I made these as a slightly early anniversary present for Dustin. I know he loves sandwich-style cookies, and I thought something related to a celebratory birthday cake would be appropriate, as an anniversary is basically a birthday for our marriage (I also posted something cake batter—waffles to be exact— last year on the day of our wedding). As soon as he walked through the door, he had consumed one and began raving how delicious it was. He immediately texted our neighbor wanting to deliver cookies to share in the goodness. Then he told me the rest of the cookies (21 of them at this point) were all for him and he didn’t want to take them to work to share them with his co-workers. I think Dustin was slightly in love with the milk chocolate whipped cream in the middle of the two soft colorful cookies. There is definitely something about them that makes you smile.
Happy anniversary, Dustin! I love you!
Mini Funfetti Whoopie Pies
yields 2 dozen
- 1 cup butter, softened
- 1 1/2 cups granulated sugar
- 1 large egg, room temperature
- 1 tablespoon vanilla extract
- 1 1/2 teaspoons almond extract
- 2 1/2 cups flour
- 1/4 cup cornstarch
- 1 teaspoon baking soda
- 1/2 teaspoon salt
- 1/2 cup sprinkles
- Preheat the oven to 375º and line baking sheets with silicone baking mats or parchment paper.
- Cream together the butter and sugar for several minutes until light and fluffy.
- Add in the egg, vanilla extract, and almond extract.

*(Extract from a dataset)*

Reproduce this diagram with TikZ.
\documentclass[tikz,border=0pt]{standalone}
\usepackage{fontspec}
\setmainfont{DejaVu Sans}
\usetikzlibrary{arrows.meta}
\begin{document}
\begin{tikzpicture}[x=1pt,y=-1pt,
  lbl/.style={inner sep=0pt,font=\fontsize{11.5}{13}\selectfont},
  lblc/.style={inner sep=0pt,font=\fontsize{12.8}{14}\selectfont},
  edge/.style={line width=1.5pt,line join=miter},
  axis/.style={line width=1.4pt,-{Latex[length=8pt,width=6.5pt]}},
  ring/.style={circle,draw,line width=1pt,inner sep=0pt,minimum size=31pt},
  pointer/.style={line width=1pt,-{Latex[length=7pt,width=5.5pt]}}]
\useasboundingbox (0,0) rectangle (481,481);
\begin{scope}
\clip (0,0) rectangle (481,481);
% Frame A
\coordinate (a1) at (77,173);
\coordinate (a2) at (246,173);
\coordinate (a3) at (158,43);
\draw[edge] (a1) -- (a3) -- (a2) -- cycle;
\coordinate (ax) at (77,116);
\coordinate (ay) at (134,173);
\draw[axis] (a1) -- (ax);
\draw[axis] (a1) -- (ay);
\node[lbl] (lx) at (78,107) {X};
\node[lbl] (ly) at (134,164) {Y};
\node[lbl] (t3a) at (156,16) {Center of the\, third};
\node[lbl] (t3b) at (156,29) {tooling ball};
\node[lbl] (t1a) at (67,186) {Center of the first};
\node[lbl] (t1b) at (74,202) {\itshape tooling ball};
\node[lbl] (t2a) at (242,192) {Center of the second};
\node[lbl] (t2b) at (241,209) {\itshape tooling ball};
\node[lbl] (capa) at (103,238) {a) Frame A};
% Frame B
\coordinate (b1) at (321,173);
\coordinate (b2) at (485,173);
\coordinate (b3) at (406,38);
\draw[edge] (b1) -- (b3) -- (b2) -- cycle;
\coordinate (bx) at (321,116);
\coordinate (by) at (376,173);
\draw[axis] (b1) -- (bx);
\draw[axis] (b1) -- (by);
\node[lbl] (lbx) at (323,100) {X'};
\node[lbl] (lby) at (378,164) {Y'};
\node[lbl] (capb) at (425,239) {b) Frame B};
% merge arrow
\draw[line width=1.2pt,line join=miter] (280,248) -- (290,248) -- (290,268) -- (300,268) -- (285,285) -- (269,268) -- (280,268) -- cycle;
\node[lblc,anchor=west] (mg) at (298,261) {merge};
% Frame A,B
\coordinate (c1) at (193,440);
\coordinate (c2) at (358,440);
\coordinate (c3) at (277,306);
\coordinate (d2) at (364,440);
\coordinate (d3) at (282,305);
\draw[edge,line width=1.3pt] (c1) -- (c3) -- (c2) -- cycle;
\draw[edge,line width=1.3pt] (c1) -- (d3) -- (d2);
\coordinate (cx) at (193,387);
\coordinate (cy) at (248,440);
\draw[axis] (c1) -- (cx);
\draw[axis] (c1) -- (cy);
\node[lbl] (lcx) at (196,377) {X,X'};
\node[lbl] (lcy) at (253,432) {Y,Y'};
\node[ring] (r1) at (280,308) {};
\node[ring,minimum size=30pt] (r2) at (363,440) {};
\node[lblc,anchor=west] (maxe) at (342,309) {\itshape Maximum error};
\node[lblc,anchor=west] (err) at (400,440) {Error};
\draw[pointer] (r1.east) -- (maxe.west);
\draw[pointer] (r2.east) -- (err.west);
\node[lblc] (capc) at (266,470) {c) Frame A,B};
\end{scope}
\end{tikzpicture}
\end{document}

- In a medium sized bowl, sift together the flour, cornstarch, baking soda, and salt.
- Slowly add the dry mixture to the wet mixture and mix until just incorporated.
- Fold in the sprinkles.
- Use a cookie scoop to grab tablespoon sized balls of dough out then divide into to balls, flatten each slightly, and then place on baking sheet.
- Bake for 8 minutes until edges are just set (the middles will harden as they cool).

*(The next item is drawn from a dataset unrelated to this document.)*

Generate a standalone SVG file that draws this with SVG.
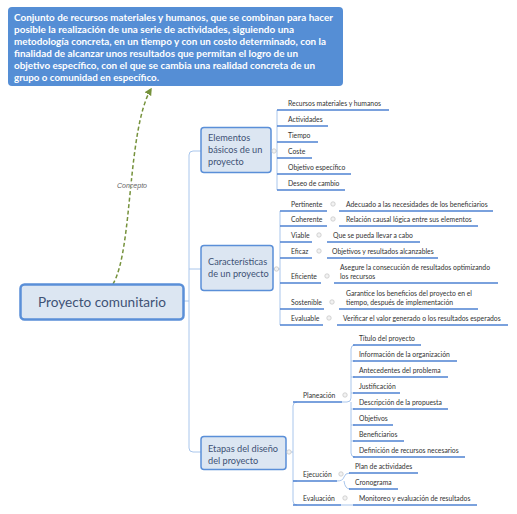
<svg xmlns="http://www.w3.org/2000/svg" width="517" height="514" viewBox="0 0 517 514">
<defs>
<marker id="arr" viewBox="0 0 10 10" refX="8" refY="5" markerWidth="5" markerHeight="5" orient="auto" markerUnits="strokeWidth">
<path d="M0,0 L10,5 L0,10 z" fill="#76923c"/>
</marker>
<style>
.n{fill:#dce6f2;stroke:#5a8fd8;stroke-width:1.5}
.nt{font-family:Lato,"Open Sans",sans-serif;font-size:9.2px;fill:#3e5275}
.t{font-family:Lato,"Open Sans",sans-serif;font-size:6.8px;fill:#333}
.u{stroke:#4f83d2;stroke-width:1.4;fill:none}
.c{stroke:#a9c6ec;stroke-width:1;fill:none}
.k{fill:#f2f2f2;stroke:#c8c8c8;stroke-width:0.8}
.w{font-family:Lato,"Open Sans",sans-serif;font-size:9.3px;font-weight:bold;fill:#fff}
</style>
</defs>
<rect width="517" height="514" fill="#fff"/>
<g id="connectors">
<path d="M113,284 C133,250 127,130 151,89" fill="none" stroke="#76923c" stroke-width="1.5" stroke-dasharray="4,2.5" marker-end="url(#arr)"/>
<rect x="117" y="181" width="30" height="7" fill="#fff" fill-opacity="0.6"/>
<text x="132" y="187.5" text-anchor="middle" font-family="'Liberation Sans',Arial,sans-serif" font-size="7.5" font-style="italic" fill="#666" textLength="30" lengthAdjust="spacingAndGlyphs">Concepto</text>
<path class="c" d="M183,301 H189 M201,151 H193 Q189,151 189,155 V448 Q189,452 193,452 H201 M189,269 H201"/>
<path class="c" d="M271,151 H277 M277,110 V190"/>
<path class="c" d="M273,269 H280 M280,211 V325"/>
<path class="c" d="M286,452 H293 M297,402 Q293,402 293,406 V501 Q293,505 297,505 M293,481 H297"/>
<path class="c" d="M342,402 H347 Q351,402 351,398 V349 Q351,345 355,345 M351,402 V453 Q351,457 355,457 M351,361 H355 M351,377 H355 M351,393 H355 M351,409 H355 M351,425 H355 M351,441 H355"/>
<path class="c" d="M337,481 Q343,481 344,477 Q345,473 350,473 M344,481 Q345,489 350,489"/>
<path class="c" d="M341,505 H353"/>
</g>
<g id="concept-box">
<rect x="8" y="7" width="335" height="79" rx="4" fill="#558ed5"/>
<text class="w" x="14" y="20.5" textLength="319" lengthAdjust="spacingAndGlyphs">Conjunto de recursos materiales y humanos, que se combinan para hacer</text>
<text class="w" x="14" y="32.6" textLength="280" lengthAdjust="spacingAndGlyphs">posible la realización de una serie de actividades, siguiendo una</text>
<text class="w" x="14" y="44.7" textLength="312" lengthAdjust="spacingAndGlyphs">metodología concreta, en un tiempo y con un costo determinado, con la</text>
<text class="w" x="14" y="56.8" textLength="284" lengthAdjust="spacingAndGlyphs">finalidad de alcanzar unos resultados que permitan el logro de un</text>
<text class="w" x="14" y="68.9" textLength="301" lengthAdjust="spacingAndGlyphs">objetivo específico, con el que se cambia una realidad concreta de un</text>
<text class="w" x="14" y="81" textLength="145" lengthAdjust="spacingAndGlyphs">grupo o comunidad en específico.</text>
</g>
<g id="main">
<rect x="20.5" y="284.5" width="163" height="35" rx="4" fill="#dce6f2" stroke="#5a8fd8" stroke-width="2.5"/>
<text x="102" y="306.5" text-anchor="middle" font-family="Lato,'Open Sans',sans-serif" font-size="14" fill="#3e5275" textLength="128" lengthAdjust="spacingAndGlyphs">Proyecto comunitario</text>
</g>
<g id="elementos">
<rect class="n" x="201" y="127.5" width="70" height="45" rx="3"/>
<text class="nt" x="208" y="141">Elementos</text>
<text class="nt" x="208" y="153">básicos de un</text>
<text class="nt" x="208" y="165">proyecto</text>
<circle class="k" cx="274" cy="151" r="2.2"/>
</g>
<g id="elementos-items">
<path class="u" d="M277,110 H389 M277,126 H328 M277,142 H318 M277,158 H312 M277,174 H351 M277,190 H345"/>
<text class="t" x="288" y="106">Recursos materiales y humanos</text>
<text class="t" x="288" y="122">Actividades</text>
<text class="t" x="288" y="138">Tiempo</text>
<text class="t" x="288" y="154">Coste</text>
<text class="t" x="288" y="170">Objetivo específico</text>
<text class="t" x="288" y="186">Deseo de cambio</text>
</g>
<g id="caracteristicas">
<rect class="n" x="201" y="245.5" width="72" height="45" rx="3"/>
<text class="nt" x="208" y="265">Características</text>
<text class="nt" x="208" y="277">de un proyecto</text>
<circle class="k" cx="276.5" cy="269" r="2.2"/>
</g>
<g id="caracteristicas-items">
<path class="u" d="M280,211 H327 M339,211 H493 M280,226 H327 M339,226 H478 M280,242 H312 M327,242 H420 M280,258 H312 M327,258 H438 M280,283 H321 M334,283 H498 M280,309 H324 M339,309 H478 M280,325 H323 M337,325 H508"/>
<circle class="k" cx="333" cy="204" r="2.2"/>
<circle class="k" cx="333" cy="219" r="2.2"/>
<circle class="k" cx="319" cy="235" r="2.2"/>
<circle class="k" cx="319" cy="251" r="2.2"/>
<circle class="k" cx="327" cy="276" r="2.2"/>
<circle class="k" cx="332" cy="302" r="2.2"/>
<circle class="k" cx="329" cy="318" r="2.2"/>
<text class="t" x="291" y="207">Pertinente</text>
<text class="t" x="346" y="207">Adecuado a las necesidades de los beneficiarios</text>
<text class="t" x="291" y="222">Coherente</text>
<text class="t" x="346" y="222">Relación causal lógica entre sus elementos</text>
<text class="t" x="291" y="238">Viable</text>
<text class="t" x="333" y="238">Que se pueda llevar a cabo</text>
<text class="t" x="291" y="254">Eficaz</text>
<text class="t" x="332" y="254">Objetivos y resultados alcanzables</text>
<text class="t" x="291" y="279">Eficiente</text>
<text class="t" x="340" y="270">Asegure la consecución de resultados optimizando</text>
<text class="t" x="340" y="279">los recursos</text>
<text class="t" x="291" y="305">Sostenible</text>
<text class="t" x="346" y="296">Garantice los beneficios del proyecto en el</text>
<text class="t" x="346" y="305">tiempo, después de implementación</text>
<text class="t" x="291" y="321">Evaluable</text>
<text class="t" x="343" y="321">Verificar el valor generado o los resultados esperados</text>
</g>
<g id="etapas">
<rect class="n" x="201" y="436.5" width="85" height="33" rx="3"/>
<text class="nt" x="208" y="452">Etapas del diseño</text>
<text class="nt" x="208" y="464">del proyecto</text>
<circle class="k" cx="289" cy="452" r="2.2"/>
</g>
<g id="etapas-items">
<path class="u" d="M293,402 H342 M293,481 H337 M293,505 H341"/>
<circle class="k" cx="345" cy="395" r="2.2"/>
<circle class="k" cx="341" cy="474" r="2.2"/>
<circle class="k" cx="345" cy="498" r="2.2"/>
<text class="t" x="303" y="398">Planeación</text>
<text class="t" x="303" y="477">Ejecución</text>
<text class="t" x="303" y="501">Evaluación</text>
</g>
<g id="planeacion-items">
<path class="u" d="M353,345 H421 M353,361 H457 M353,377 H448 M353,393 H400 M353,409 H448 M353,425 H393 M353,441 H404 M353,457 H465"/>
<text class="t" x="359" y="341">Título del proyecto</text>
<text class="t" x="359" y="357">Información de la organización</text>
<text class="t" x="359" y="373">Antecedentes del problema</text>
<text class="t" x="359" y="389">Justificación</text>
<text class="t" x="359" y="405">Descripción de la propuesta</text>
<text class="t" x="359" y="421">Objetivos</text>
<text class="t" x="359" y="437">Beneficiarios</text>
<text class="t" x="359" y="453">Definición de recursos necesarios</text>
</g>
<g id="ejecucion-items">
<path class="u" d="M349,473 H418 M349,489 H398"/>
<text class="t" x="355" y="469">Plan de actividades</text>
<text class="t" x="355" y="485">Cronograma</text>
</g>
<g id="evaluacion-items">
<path class="u" d="M353,505 H477"/>
<text class="t" x="359" y="501">Monitoreo y evaluación de resultados</text>
</g>
</svg>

- Allow to cool for several minutes on baking sheet and then transfer to wire cooling rack. Allow to cool completely before frosting.

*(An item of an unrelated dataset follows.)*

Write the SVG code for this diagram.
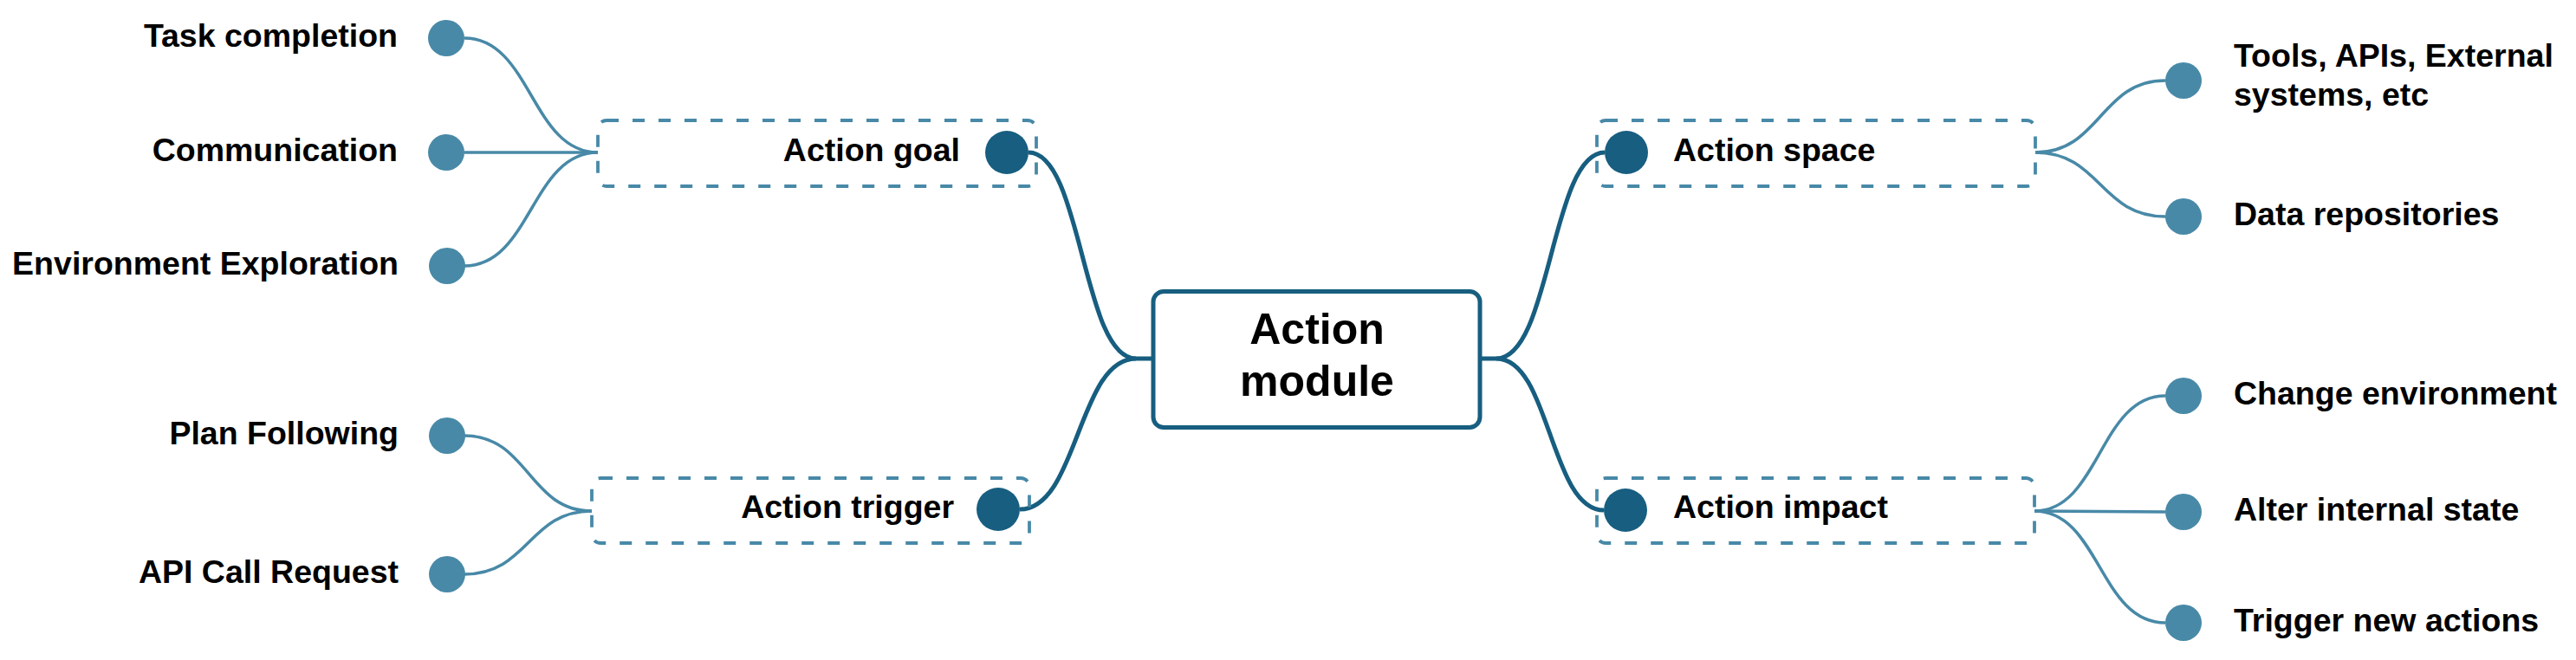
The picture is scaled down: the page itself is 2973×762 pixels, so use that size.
<svg xmlns="http://www.w3.org/2000/svg" width="2973" height="762" viewBox="0 0 2973 762">
<style>
text{font-family:"Liberation Sans",Arial,sans-serif;font-weight:bold;fill:#000}
.lbl{font-size:37.5px}
.main{font-size:50px}
.end{text-anchor:end}
.mid{text-anchor:middle}
.leaf{fill:#4889a7}
.node{fill:#175e80}
.grp{fill:none;stroke:#4889a7;stroke-width:3.8;stroke-dasharray:14 16}
.lc{fill:none;stroke:#4889a7;stroke-width:3.5}
.dc{fill:none;stroke:#175e80;stroke-width:5}
</style>
<rect width="2973" height="762" fill="#fff"/>
<g id="connectors">
<path class="dc" d="M1187 176 C1249 176 1249 414 1311 414 L1331 414"/>
<path class="dc" d="M1177 588 C1244 588 1244 414 1311 414"/>
<path class="dc" d="M1852 176 C1790 176 1790 414 1727 414 L1708 414"/>
<path class="dc" d="M1851 589 C1789 589 1789 414 1727 414"/>
<path class="lc" d="M690 176 C613 176 613 44 536 44"/>
<path class="lc" d="M690 176 L536 176"/>
<path class="lc" d="M690 176 C613 176 613 307 536 307"/>
<path class="lc" d="M683 590 C610 590 610 503 536 503"/>
<path class="lc" d="M683 590 C610 590 610 663 536 663"/>
<path class="lc" d="M2349 176 C2424 176 2424 93 2499 93"/>
<path class="lc" d="M2349 176 C2424 176 2424 250 2499 250"/>
<path class="lc" d="M2348 590 C2423 590 2423 457 2499 457"/>
<path class="lc" d="M2348 590 L2499 591"/>
<path class="lc" d="M2348 590 C2423 590 2423 719 2499 719"/>
</g>
<g id="action-module">
<rect x="1331" y="336.5" width="377" height="157" rx="12" fill="#fff" stroke="#175e80" stroke-width="5"/>
<text class="main mid" x="1520" y="397">Action</text>
<text class="main mid" x="1520" y="457">module</text>
</g>
<g id="action-goal">
<rect class="grp" x="690" y="139" width="506" height="76" rx="10"/>
<circle class="node" cx="1162" cy="176" r="25"/>
<text class="lbl end" x="1108" y="186">Action goal</text>
</g>
<g id="action-trigger">
<rect class="grp" x="683" y="552" width="505" height="75" rx="10"/>
<circle class="node" cx="1152" cy="588" r="25"/>
<text class="lbl end" x="1101" y="598">Action trigger</text>
</g>
<g id="action-space">
<rect class="grp" x="1843" y="139" width="506" height="76" rx="10"/>
<circle class="node" cx="1877" cy="176" r="25"/>
<text class="lbl" x="1931" y="186">Action space</text>
</g>
<g id="action-impact">
<rect class="grp" x="1843" y="552" width="505" height="75" rx="10"/>
<circle class="node" cx="1876" cy="589" r="25"/>
<text class="lbl" x="1931" y="598">Action impact</text>
</g>
<g id="task-completion">
<circle class="leaf" cx="515" cy="44" r="21"/>
<text class="lbl end" x="459" y="54">Task completion</text>
</g>
<g id="communication">
<circle class="leaf" cx="515" cy="176" r="21"/>
<text class="lbl end" x="459" y="186">Communication</text>
</g>
<g id="environment-exploration">
<circle class="leaf" cx="516" cy="307" r="21"/>
<text class="lbl end" x="460" y="317">Environment Exploration</text>
</g>
<g id="plan-following">
<circle class="leaf" cx="516" cy="503" r="21"/>
<text class="lbl end" x="460" y="513">Plan Following</text>
</g>
<g id="api-call-request">
<circle class="leaf" cx="516" cy="663" r="21"/>
<text class="lbl end" x="460" y="673">API Call Request</text>
</g>
<g id="tools-apis">
<circle class="leaf" cx="2520" cy="93" r="21"/>
<text class="lbl" x="2578" y="77">Tools, APIs, External</text>
<text class="lbl" x="2578" y="122">systems, etc</text>
</g>
<g id="data-repositories">
<circle class="leaf" cx="2520" cy="250" r="21"/>
<text class="lbl" x="2578" y="260">Data repositories</text>
</g>
<g id="change-environment">
<circle class="leaf" cx="2520" cy="457" r="21"/>
<text class="lbl" x="2578" y="467">Change environment</text>
</g>
<g id="alter-internal-state">
<circle class="leaf" cx="2520" cy="591" r="21"/>
<text class="lbl" x="2578" y="601">Alter internal state</text>
</g>
<g id="trigger-new-actions">
<circle class="leaf" cx="2520" cy="719" r="21"/>
<text class="lbl" x="2578" y="729">Trigger new actions</text>
</g>
</svg>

- 1 cup milk chocolate chips
- 3/4 cups heavy cream
- 1 teaspoon vanilla extract
- 1/2 cup powdered sugar
- In a medium sized, microwave safe bowl (or use a double boiler), melt the chocolate chips until smooth.
- Add in the heavy cream, vanilla, and powdered sugar, and whip using a hand mixer until fluffy.
- Transfer frosting to piping bag.
- Match cookies up by size and place the frosting in the center of one cookie and then press the matching cookie on top to create a cookie sandwich.
You can eat the cookies right then and there; however the frosting will ooze out. You can put them in an airtight container in the fridge and wait for the frosting to harden for a better texture. Make sure to bring them to room temperature before serving though.